Awesome ride! I wish I could have made it out to Colorado sooner to join you guys (I was flying out from Huntsville, Alabama as you guys were riding!) Let’s plan something next time. Anyhow, I managed to make the ride on Wednesday the 15th of August. Me and my 2007 KH24 (stock except for odyssey pedals) hit the trail at a little before 9:00 a.m. Unfortunetely, due to time contraints, I only had time to ride the Monarch Crest Trail to Marshall Pass and then took the Poncha Creek 4x4 road down to the Shirley Site where my wife and dog were waiting to pick me up a distance of right about 19 miles in slightly less than 5 hours (spent some time talking to some amazing mountain *ikers). I felt pretty good and really wanted to complete the longer route through Silver Creek / Rainbow Creek trail. Perhaps next year (if this route remains open to mountain *ikes/muni) I will post a more detailed write-up w/ stats after some rest… after being waay off the grid in Lake City, CO for a week we just drove 27hrs straight back home! I quickly posted a few photos to:

Have a lot more, unfortunetly no “riding” photos as I was going solo!

Hey MuniSano -

Nice pics and congrats from a jealous easterner that you got to ride this awesome trail.

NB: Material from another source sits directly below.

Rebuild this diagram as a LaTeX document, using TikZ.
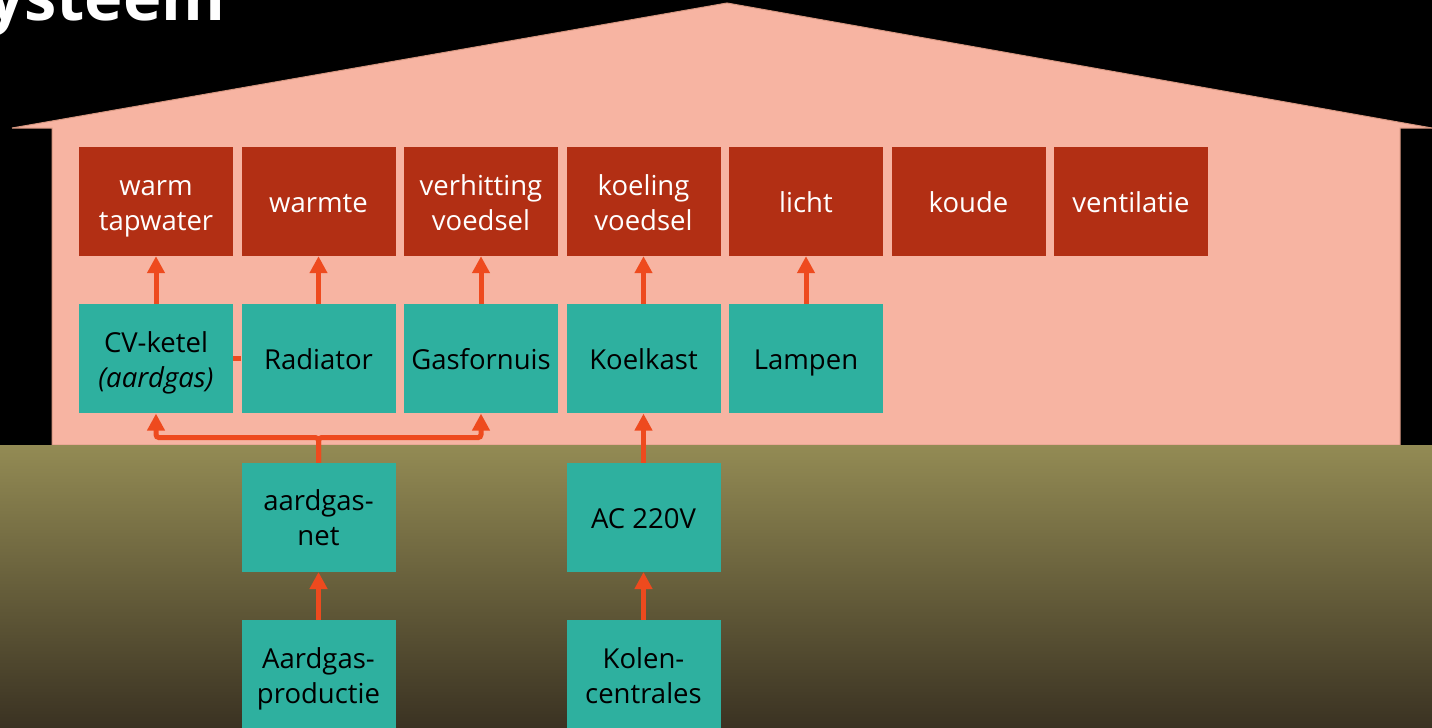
\documentclass[tikz,border=0pt]{standalone}
\usepackage{fontspec}
\setmainfont{Open Sans}
\usepackage{xcolor}
\definecolor{housepink}{RGB}{247,180,162}
\definecolor{houseline}{RGB}{214,150,128}
\definecolor{userred}{RGB}{178,47,20}
\definecolor{teal}{RGB}{46,176,159}
\definecolor{flowred}{RGB}{238,74,30}
\definecolor{groundtop}{RGB}{147,139,84}
\definecolor{groundmid}{RGB}{120,110,70}
\definecolor{groundbot}{RGB}{58,50,34}
\usepackage{tikz}
\usetikzlibrary{positioning, arrows.meta}

\begin{document}
\begin{tikzpicture}
[x=1pt, y=1pt,
 >={Triangle[width=17pt,length=17pt]},
 node distance=8.1pt,
 box/.style={minimum width=154pt, minimum height=109pt, inner sep=0pt,
 align=center, font=\fontsize{27.5}{35}\selectfont,
 text height=30pt, text depth=8pt},
 twoline/.style={text height=65pt},
 use/.style={box, fill=userred, text=white},
 device/.style={box, fill=teal, text=black},
 flow/.style={->, line width=5pt, color=flowred},
]

\useasboundingbox (0,0) rectangle (1432,-728);
\fill[black] (0,0) rectangle (1432,-728);
\fill[housepink, draw=houseline, line width=1pt]
 (12,-128) -- (727,-3) -- (1432,-128) -- (1400,-128) -- (1400,-445)
 -- (52,-445) -- (52,-128) -- cycle;
\shade[top color=groundtop, middle color=groundmid, bottom color=groundbot]
 (0,-445) rectangle (1432,-728);

\node[anchor=base west, text=white, inner sep=0pt,
 font=\fontsize{65}{65}\selectfont\bfseries] (title) at (-13,-20) {ysteem};

\node[use, twoline] (tap) at (156,-201.5) {warm\\tapwater};
\node[use, right=of tap] (heat) {warmte};
\node[use, twoline, right=of heat] (cook) {verhitting\\voedsel};
\node[use, twoline, right=of cook] (cool) {koeling\\voedsel};
\node[use, right=of cool] (light) {licht};
\node[use, right=of light] (cold) {koude};
\node[use, right=of cold] (vent) {ventilatie};

\node[device, twoline, below=48pt of tap] (cv) {CV-ketel\\\textit{(aardgas)}};
\node[device, right=of cv] (rad) {Radiator};
\node[device, right=of rad] (gas) {Gasfornuis};
\node[device, right=of gas] (fridge) {Koelkast};
\node[device, right=of fridge] (lamp) {Lampen};

\node[device, twoline, below=49pt of rad] (net) {aardgas-\\net};
\node[device, twoline, below=48pt of net] (prod) {Aardgas-\\productie};
\node[device, below=49pt of fridge] (ac) {AC 220V};
\node[device, twoline, below=48pt of ac] (coal) {Kolen-\\centrales};

\draw[flow]
(cv)     edge (tap)
(rad)    edge (heat)
(gas)    edge (cook)
(fridge) edge (cool)
(lamp)   edge (light)
(ac)     edge (fridge)
(prod)   edge (net)
(coal)   edge (ac);

\draw[line width=5pt, flowred] (cv) -- (rad);
\draw[flow, rounded corners=3pt] (net.north) -- ++(0,25) -| (cv.south);
\draw[flow, rounded corners=3pt] (net.north) -- ++(0,25) -| (gas.south);
\end{tikzpicture}
\end{document}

Where did you drive 27 hrs home to?

That ride looks epic for sure! Hopefully they don’t close it, that would be a huge waste of some awesome trail. I do suggest that all Municyclists check out IMBA and get to know about trails and such.

Great write up too. Yeah, you should write for UNI mag.

I do have some questions, how do you like those cranks? Does the length work well on the 29er? How does it make climbs and how is the speed. Also, are those not bike cranks? How did you get a right crank without a spider?